President Tinubu’s Economic Claims Spark Debate Amidst Nigeria’s Economic Realities
President Bola Ahmed Tinubu recently addressed the Buhari Organisation, a group of politicians affiliated with the ruling All Progressives Congress (APC), offering an optimistic portrayal of Nigeria’s economic performance. The President declared that Nigeria had achieved its 2025 revenue targets ahead of schedule, eliminating the need for further borrowing. He asserted that the exchange rate had stabilized, hovering around N1,450 to the dollar, a significant improvement from the N1,900 rate he claimed to have inherited upon assuming office. Furthermore, he dismissed concerns about the impact of US trade policies, emphasizing the strength of Nigeria’s non-oil revenue streams. Tinubu also outlined his administration’s commitment to food security and poverty reduction through the establishment of mechanized farm centers across the country.
However, these pronouncements have been met with skepticism and counterarguments, with critics pointing to starkly different economic realities. Available data contradicts the President’s claims on several fronts. Firstly, the exchange rate was not at N1,900 per dollar when President Tinubu took office in May 2023. Official rates fluctuated between N450-N470, while the parallel market rate was around N700. It was the policy changes implemented by the Tinubu administration, including fuel subsidy removal and naira floatation, that led to a sharp devaluation of the naira, pushing it close to N2,000 per dollar by early 2024. While the naira has appreciated since then, it has not reached the N1,450 mark claimed by the President. Central Bank of Nigeria data indicates an exchange rate of N1,532 per dollar as of August 29, 2025, closer to N1,500 even in mid-September.
Furthermore, the President’s assertion that Nigeria has ceased borrowing is also disputed. The Senate recently approved an external borrowing plan exceeding $21 billion for the 2025-2026 fiscal year, along with substantial domestic borrowing through government bonds. This borrowing plan aims to fund the N55 trillion 2025 budget and includes loans from various international sources, including the World Bank. This borrowing spree has contributed to a significant increase in Nigeria’s public debt, reaching approximately N150 trillion by the first quarter of 2025, up from N121.7 trillion a year earlier. This escalating debt burden has raised concerns about debt sustainability, prompting calls for greater transparency, fiscal discipline, and rigorous oversight.
The President’s depiction of a stable economy also clashes with prevailing economic indicators.
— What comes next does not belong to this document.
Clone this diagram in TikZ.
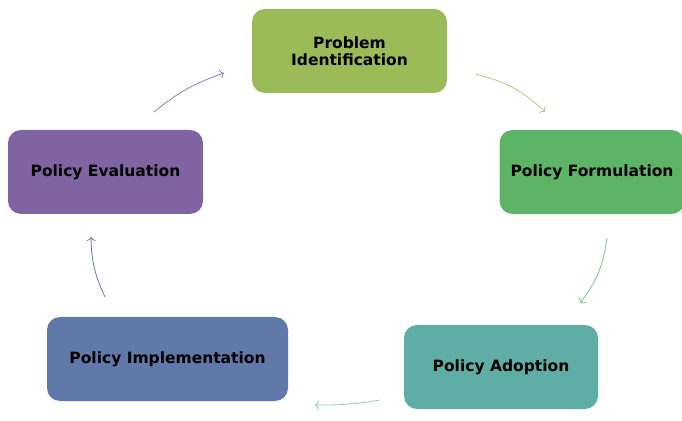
\documentclass[tikz,border=0pt]{standalone}
\usepackage{fontspec}
\setsansfont{DejaVu Sans}
\usepackage{tikz}
\usetikzlibrary{arrows,arrows.meta,positioning}

\definecolor{cIdent}{HTML}{9BBB59}
\definecolor{cForm}{HTML}{5DB467}
\definecolor{cAdopt}{HTML}{5FAEA5}
\definecolor{cImpl}{HTML}{6079A9}
\definecolor{cEval}{HTML}{8064A2}

\begin{document}
\begin{tikzpicture}[x=1pt, y=1pt]
			\tikzstyle{Stage}	= [rounded corners=13pt, inner sep=0pt, minimum height=84pt, align=center, font=\sffamily\bfseries\fontsize{15.5}{17}\selectfont]
			\tikzstyle{Flow}	= [-{To[length=4pt,width=9pt]}, line width=0.8pt]

			\useasboundingbox (0,0) rectangle (682,420);

			\node (pid) at (349.5, 369) [Stage, fill=cIdent, minimum width=195pt] {Problem\\Identification};
			\node (pf)  at (592, 248) [Stage, fill=cForm, minimum width=185pt] {Policy Formulation};
			\node (pa)  at (501, 53) [Stage, fill=cAdopt, minimum width=194pt] {Policy Adoption};
			\node (pim) at (167.5, 61) [Stage, fill=cImpl, minimum width=241pt] {Policy Implementation};
			\node (pev) at (105.5, 248) [Stage, fill=cEval, minimum width=195pt] {Policy Evaluation};

			% free ends of the cycle arrows
			\coordinate (a1s) at (475, 346); \coordinate (a1e) at (545, 308);
			\coordinate (a2s) at (607, 182); \coordinate (a2e) at (580, 117);
			\coordinate (a3s) at (380, 20);  \coordinate (a3e) at (315, 15);
			\coordinate (a4s) at (105, 123); \coordinate (a4e) at (91, 183);
			\coordinate (a5s) at (154, 308); \coordinate (a5e) at (224, 347);

			\draw [Flow, draw=cIdent!75] (a1s) to[bend left=15] (a1e);
			\draw [Flow, draw=cForm!80] (a2s) to[bend left=15] (a2e);
			\draw [Flow, draw=cAdopt!70] (a3s) to[bend left=5] (a3e);
			\draw [Flow, draw=cImpl] (a4s) to[bend left=12] (a4e);
			\draw [Flow, draw=cEval!85] (a5s) to[bend left=10] (a5e);
		\end{tikzpicture}
\end{document}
Inflation remains stubbornly high at over 20%, the monetary policy rate (MPR) stands at 27.50%, and unemployment, particularly among youth, exceeds 40%. Nigeria’s economy remains heavily reliant on volatile foreign portfolio investments rather than more sustainable foreign direct investments. Several multinational companies, citing the challenging economic environment, have exited the Nigerian market, further undermining the narrative of economic stability. The departure of these companies, including prominent retailers and healthcare giants, highlights the impact of soaring inflation, foreign exchange volatility, rising production costs, and unpredictable government policies on investor confidence.
The President’s optimistic narrative also glosses over the worsening security situation in the country, marked by numerous internally displaced persons (IDP) camps. While the President highlighted increased diaspora remittances as a positive economic indicator, this overlooks the fact that these remittances are partly fueled by the “Japa” phenomenon – the mass exodus of Nigerians seeking better opportunities abroad due to the difficult economic conditions at home.
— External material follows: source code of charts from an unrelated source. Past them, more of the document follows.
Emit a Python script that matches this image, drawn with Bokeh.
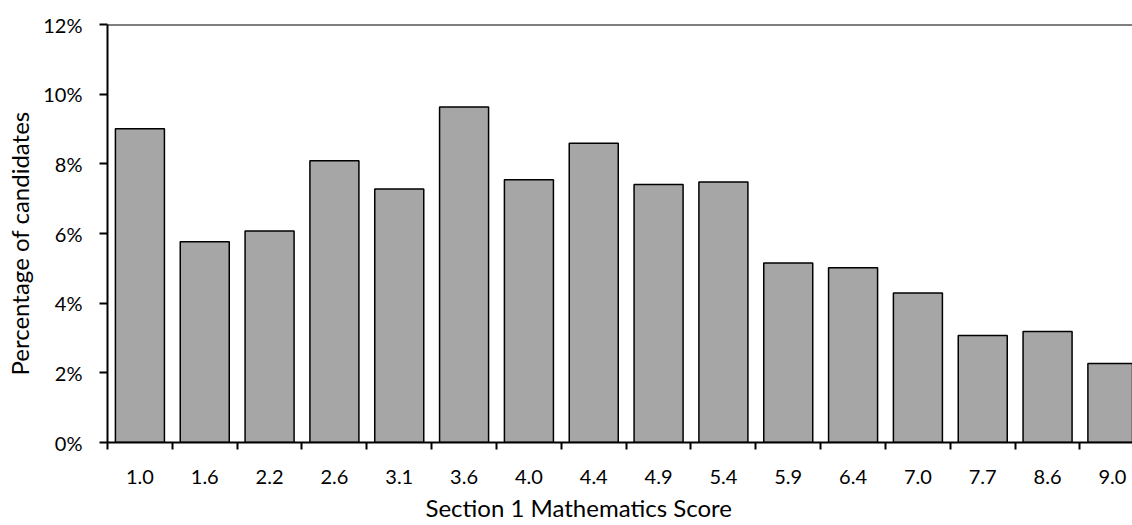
from bokeh.plotting import figure
from bokeh.models import Range1d, FixedTicker, PrintfTickFormatter, Span, ColumnDataSource, Title
from bokeh.embed import file_html
from bokeh.resources import INLINE

scores = ["1.0", "1.6", "2.2", "2.6", "3.1", "3.6", "4.0", "4.4",
          "4.9", "5.4", "5.9", "6.4", "7.0", "7.7", "8.6", "9.0"]
percentages = [9.01, 5.76, 6.07, 8.09, 7.28, 9.63, 7.54, 8.59,
               7.41, 7.48, 5.15, 5.02, 4.29, 3.07, 3.19, 2.27]
y_ticks = [0, 2, 4, 6, 8, 10, 12]
x_title = "Section 1 Mathematics Score"
y_title = "Percentage of candidates"

FONT = "Lato"
positions = list(range(len(scores)))
src = ColumnDataSource(dict(x=positions, top=percentages, label=scores))

p = figure(width=1132, height=525, output_backend="svg", toolbar_location=None,
           x_range=Range1d(-0.5, 15.31), y_range=Range1d(0, 12),
           min_border_left=107, min_border_right=0, min_border_top=24, min_border_bottom=83)

p.vbar(x="x", top="top", bottom=0, width=0.756, source=src,
       fill_color="#A6A6A6", line_color="black", line_width=1.5)

p.add_layout(Span(location=12, dimension="width", line_color="black", line_width=2))

p.xgrid.visible = False
p.ygrid.visible = False
p.outline_line_color = None
p.background_fill_color = "white"
p.border_fill_color = "white"

xa = p.xaxis[0]
xa.ticker = FixedTicker(ticks=positions, minor_ticks=[i - 0.5 for i in range(len(scores))])
xa.major_label_overrides = {i: s for i, s in enumerate(scores)}
xa.major_tick_out = 0
xa.major_tick_in = 0
xa.minor_tick_out = 7
xa.minor_tick_in = 0
xa.minor_tick_line_color = "black"
xa.minor_tick_line_width = 2
xa.axis_line_color = "black"
xa.axis_line_width = 2
xa.major_label_text_font = FONT
xa.major_label_text_font_size = "20px"
xa.major_label_text_color = "black"
xa.major_label_standoff = 20

ya = p.yaxis[0]
ya.ticker = FixedTicker(ticks=y_ticks, minor_ticks=[])
ya.formatter = PrintfTickFormatter(format="%d%%")
ya.major_tick_out = 8
ya.major_tick_in = 0
ya.major_tick_line_color = "black"
ya.major_tick_line_width = 2
ya.minor_tick_out = 0
ya.minor_tick_in = 0
ya.axis_line_color = "black"
ya.axis_line_width = 2
ya.major_label_text_font = FONT
ya.major_label_text_font_size = "20px"
ya.major_label_text_color = "black"
ya.major_label_standoff = 17

# axis titles (slightly off-centre, as in the original)
p.add_layout(Title(text=x_title, align="left", offset=318, standoff=8,
                   text_font=FONT, text_font_size="24px", text_font_style="normal",
                   text_color="black"), "below")
p.add_layout(Title(text=y_title, align="left", offset=67, standoff=9,
                   vertical_align="top",
                   text_font=FONT, text_font_size="24px", text_font_style="normal",
                   text_color="black"), "left")

open("out.html", "w").write(file_html(p, INLINE))
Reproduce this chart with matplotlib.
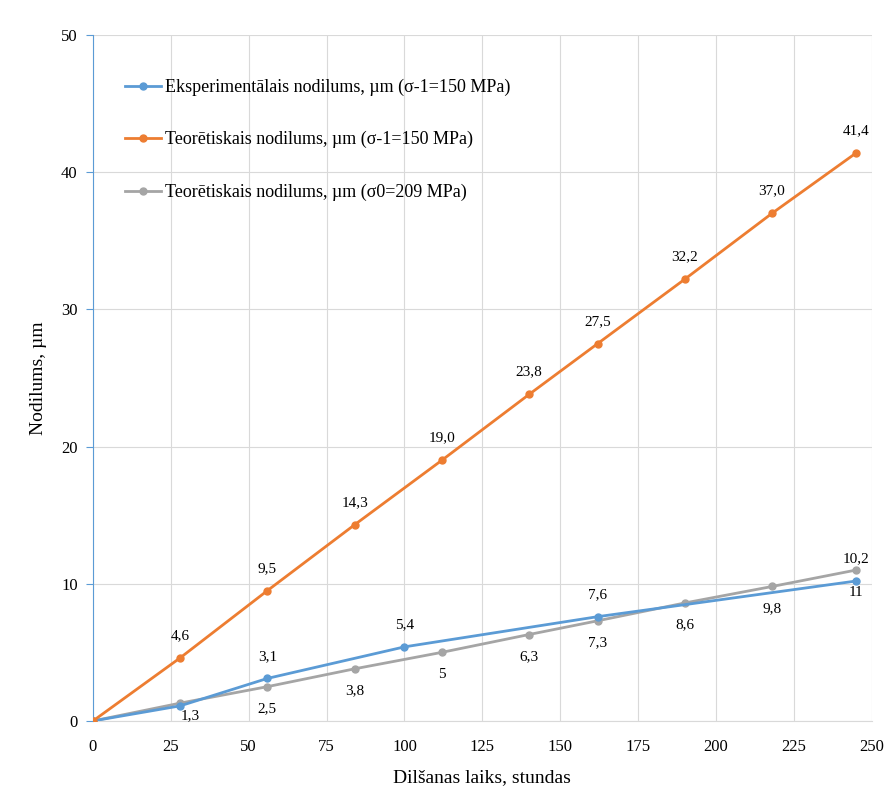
import matplotlib.pyplot as plt

plt.rcParams['font.family'] = ['Liberation Serif', 'DejaVu Serif']

# data
x_exp = [0, 28, 56, 100, 162, 245]
y_exp = [0, 1.1, 3.1, 5.4, 7.6, 10.2]
lab_exp = ['', '', '3,1', '5,4', '7,6', '10,2']

x_teo = [0, 28, 56, 84, 112, 140, 162, 190, 218, 245]
y_teo1 = [0, 4.6, 9.5, 14.3, 19.0, 23.8, 27.5, 32.2, 37.0, 41.4]
lab_teo1 = ['', '4,6', '9,5', '14,3', '19,0', '23,8', '27,5', '32,2', '37,0', '41,4']
y_teo0 = [0, 1.3, 2.5, 3.8, 5.0, 6.3, 7.3, 8.6, 9.8, 11.0]
lab_teo0 = ['', '1,3', '2,5', '3,8', '5', '6,3', '7,3', '8,6', '9,8', '11']

names = ['Eksperimentālais nodilums, µm (σ-1=150 MPa)',
         'Teorētiskais nodilums, µm (σ-1=150 MPa)',
         'Teorētiskais nodilums, µm (σ0=209 MPa)']
colors = ['#5B9BD5', '#ED7D31', '#A5A5A5']

fig = plt.figure(figsize=(8.87, 7.94), dpi=100)
ax = fig.add_axes([0.1048, 0.092, 0.878, 0.864])

ax.plot(x_exp, y_exp, '-o', color=colors[0], lw=2, ms=5, label=names[0], zorder=3)
ax.plot(x_teo, y_teo1, '-o', color=colors[1], lw=2, ms=5, label=names[1], zorder=3)
ax.plot(x_teo, y_teo0, '-o', color=colors[2], lw=2, ms=5, label=names[2], zorder=2)

# data labels
for x, y, t in zip(x_teo, y_teo1, lab_teo1):
    if t:
        ax.annotate(t, (x, y), xytext=(0, 16), textcoords='offset points',
                    ha='center', va='center', fontsize=11)
for x, y, t in zip(x_exp, y_exp, lab_exp):
    if t:
        ax.annotate(t, (x, y), xytext=(0, 16), textcoords='offset points',
                    ha='center', va='center', fontsize=11)
for x, y, t in zip(x_teo, y_teo0, lab_teo0):
    if t:
        dx, dy = (7, -9) if x == 28 else (0, -16)
        ax.annotate(t, (x, y), xytext=(dx, dy), textcoords='offset points',
                    ha='center', va='center', fontsize=11)

ax.set_xlim(0, 250)
ax.set_ylim(0, 50)
ax.set_xticks(range(0, 251, 25))
ax.set_yticks(range(0, 51, 10))
ax.grid(True, color='#D9D9D9', lw=0.8)
ax.set_axisbelow(True)

for s in ['top', 'right']:
    ax.spines[s].set_visible(False)
ax.spines['left'].set_color('#5B9BD5')
ax.spines['bottom'].set_color('#D9D9D9')
ax.tick_params(axis='x', length=0, labelsize=12, pad=13)
ax.tick_params(axis='y', length=5, color='#5B9BD5', labelsize=12, pad=6)

ax.set_xlabel('Dilšanas laiks, stundas', fontsize=14, labelpad=10)
ax.set_ylabel('Nodilums, µm', fontsize=14, labelpad=10)

ax.legend(loc='upper left', bbox_to_anchor=(0.02, 0.96), frameon=False,
          fontsize=13, labelspacing=1.95, handlelength=2.0, handletextpad=0.2)

fig.savefig('out.png', dpi=100)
Experts argue that the President’s claims, rather than reflecting genuine economic progress, appear to be aimed at projecting a positive image, potentially misleading the public and obscuring the true state of the Nigerian economy. The disconnect between the President’s pronouncements and the prevailing economic realities raises concerns about the government’s economic strategy and its transparency in communicating with the public.
Critics argue that the focus should be on addressing the underlying economic challenges, including high inflation, unemployment, and debt burden, rather than presenting a rosy picture that does not align with the lived experiences of many Nigerians. They emphasize the need for data-driven policymaking, transparency, and accountability to foster sustainable economic growth and improve the well-being of the Nigerian people. The government’s economic policies and their impact on various sectors require thorough scrutiny to ensure they are aligned with the long-term goals of economic stability and prosperity. The exodus of businesses, the escalating debt, and the struggles faced by ordinary Nigerians paint a picture far removed from the “stable economy” presented by President Tinubu.
The contrasting narratives presented by the President and the prevailing economic data underscore the importance of independent analysis and critical evaluation of government claims. A more open and honest dialogue about the challenges facing the Nigerian economy is essential for developing effective solutions and building public trust. The focus should be on concrete results and tangible improvements in the lives of Nigerians, rather than on potentially misleading pronouncements that do not reflect the ground realities. The true measure of economic progress lies not in political rhetoric, but in the tangible improvements experienced by the citizens, in their access to jobs, affordable goods, and essential services.